Rev. John Warham was the leader of a Puritan movement
beginning in the County of Somerset, England, at the time of the Pilgrims, and ending with the settlement of Connecticut's
first town ~ Windsor.
John Warham was baptised on October 9, 1595, in Crewkerne, the son of Richard Waring. John graduated from Oxford University
in 1618 and was ordained an Anglican minister on May 23, 1619 at Silverton, Devon. He then settled in Witheridge, Devon. He
married Cecilia Hatch of Cullompton, Devon, on June 17, 1619.

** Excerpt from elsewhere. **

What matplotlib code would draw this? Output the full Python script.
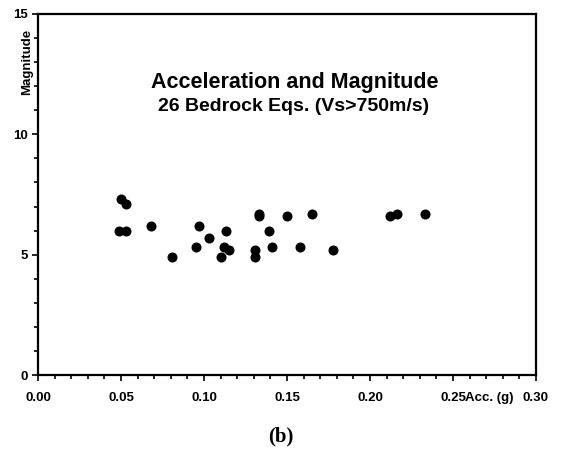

Upon the death of his father in 1623, Warham returned to his childhood home of Crewkerne, in nearby Somerset. As the new
Crewkerne rector, he preached Puritanism in defiance of the Church of England. In 1627, Bishop William Laud dismissed Warham
for these Puritan views, but Warham just moved on to St. Sidwell's Church in Exeter, Devon, taking at least several of his congregation with him, including William Gaylord, Humphrey Pinney, William Phelps,
George Hull, & Giles Gibbs ~ all of whom who would eventually follow Warham to the Massachusetts Bay Colony and thence
to Windsor, CT.
In 1630, Warham led a group of his followers to New England, sailing from Plymouth, England, on the "Mary & John". They settled initially in the south corner of Boston Harbor, where they founded the town of Dorchester. Within a few years, however, Warham and his followers moved again, as part of the first settlement
of the new Colony of Connecticut, founding a village they also named Dorchester. In 1637, this new village, located at the
navigable headwaters of the Connecticut River just north of today's Hartford, was renamed Windsor.